••• Von Evelyn Holley-Spiess
Die Weltgesundheitsorganisation (WHO) beschreibt Burn-out als Syndrom aufgrund von „chronischem Stress am Arbeitsplatz, der nicht erfolgreich verarbeitet wird”. Begleitet werde der Zustand von einem Gefühl von Erschöpfung, einer zunehmenden mentalen Distanz zum eigenen Job und verringertem Leistungsvermögen. Eine aktuelle wissenschaftlichen Studie der Med Uni Wien zu den psychischen Erkrankungen in Österreich gibt Aufschluss über die konkrete Lage hierzulande. Demnach zeigen mehr als 40% der heimischen erwachsenen Bevölkerung Anzeichen eines Burn-out, acht Prozent sind bereits krank. Nach Einschätzung des Psychiaters Michael Musalek ist das Problem in der Wirtschaft allerdings noch nicht ganz angekommen. „Ein großer Teil sagt: ‚Das sind Menschen, die persönliche Probleme oder Beziehungsprobleme haben.'”
Drei Schritte ins Burn-out
Dieser Darstellung widerspricht der Experte vehement. Musalek, Leiter des Instituts für Sozialästhetik und Psychische Gesundheit der Sigmund Freud Privatuniversität (SFU), beschreibt die Entstehung von Burn-out als Trias: Im Stadium 1 kommt es zu Erschöpfungszuständen, einer Leistungsreduktion und zu Entfremdungstendenzen. „Man fühlt sich fremd gegenüber seinen Arbeitskollegen, gegenüber seiner Arbeit und schließlich gegenüber sich selbst.” Betroffen seien gerade die Leistungswilligen. „Sie nehmen sich dann auch Arbeit nach Hause mit, die Freizeit wird immer ‚dünner'.” Ein anderes Phänomen sei „eine erhöhte Reizbarkeit. Was uns früher oft nur ein wenig böse gemacht hat, macht uns plötzlich sehr böse”, beschreibt der Psychiater. Zu diesem Zeitpunkt seien die Betroffenen zwar noch gesund. Wird aber nicht gegengesteuert, folgt der Schritt ins Stadium 2. „Hier geht Burn-out bereits mit körperlich objektiv nachweisbaren Veränderungen einher. Das sind vor allem erhöhter Blutdruck, erhöhte Herzfrequenz, beginnende Schlafstörungen und Spannungszustände”, skizziert Musalek. Stadium 3 hat schließlich Krankheitsbedeutung, weil es zu starken und lang andauernden Erschöpfungszuständen kommt, die in schwere Depressionen übergehen können.

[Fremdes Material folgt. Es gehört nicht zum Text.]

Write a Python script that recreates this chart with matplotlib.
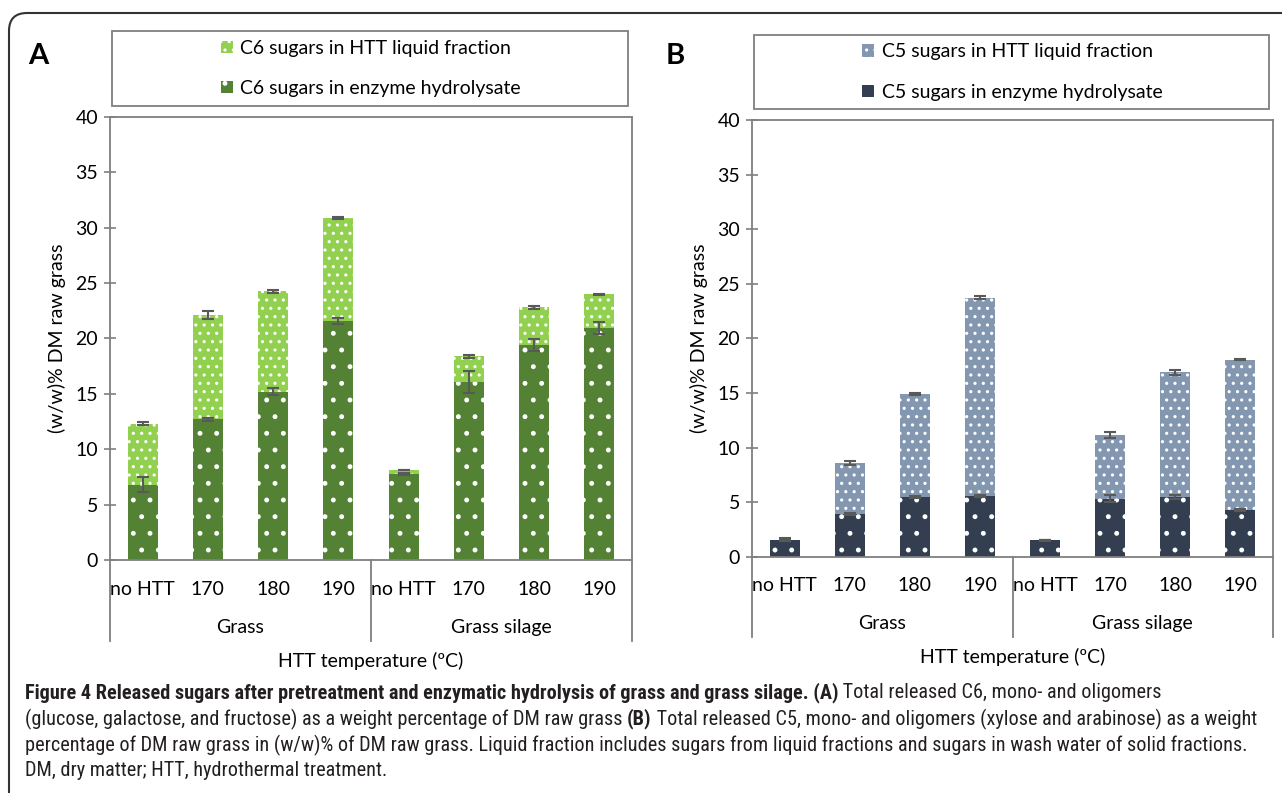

Die Situation am Arbeitsplatz hat entscheidenden Einfluss darauf, ob dieser Kreislauf in Gang gesetzt wird oder nicht. Denn es sind vier Faktoren, die die Entstehung von Burn-out befeuern. „Viel arbeiten allein gehört nicht dazu”, lässt Musalek aufhorchen. Vielmehr seien fehlende positive Rückmeldungen, also die Würdigung guter Leistung sowie ein schlechtes, vergiftetes Arbeitsklima und außerdem eine empfundene unfaire Behandlung an der Entstehung von Burn-out beteiligt. Die vierte – und laut Forschungen – schwerwiegendste Komponente beschreibt der Psychiater wie folgt: „Es geht darum, dass das eigene Wertesystem mit dem Wertesystem des Arbeitsplatzes nicht zusammenpasst, ich also Dinge tun muss, die für mich nicht in Einklang zu bringen sind.” Dabei stünden oft ethisch-moralische Fragen im Zentrum.
Der Griff zu Suchtmitteln
Zu Beginn würden Mitarbeiter oft noch versuchen, mit „Alltagsdoping” über die Runden zu kommen – einerseits mit dämpfenden Substanzen wie Alkohol, um zur Ruhe zu kommen, andererseits mit Stimulanzien, beispielsweise Kokain oder Amphetamine, um zu entsprechen. Für Menschen, die sich in den ersten beiden Stadien befinden, stehen laut Musalek vor allem Beratung und Coaching im Mittelpunkt der Betreuung. Bei schwereren Fällen sind Antidepressiva und Psychotherapie notwendig. Und: „Die Ausfälle durch Krankenstände dauern Wochen, manchmal auch Monate.”
Damit es erst gar nicht so weit kommt, empfiehlt der Psychiater präventive Maßnahmen – und zwar am Arbeitsplatz. Die Beratung müsse dabei Top-down aufgesetzt werden. In einem ersten Schritt erfolge der Austausch mit dem obersten Management, danach werden Führungskräfte und Mitarbeiter eingebunden – nur so sei sichergestellt, dass sich auch an den Abläufen und Strukturen etwas ändert.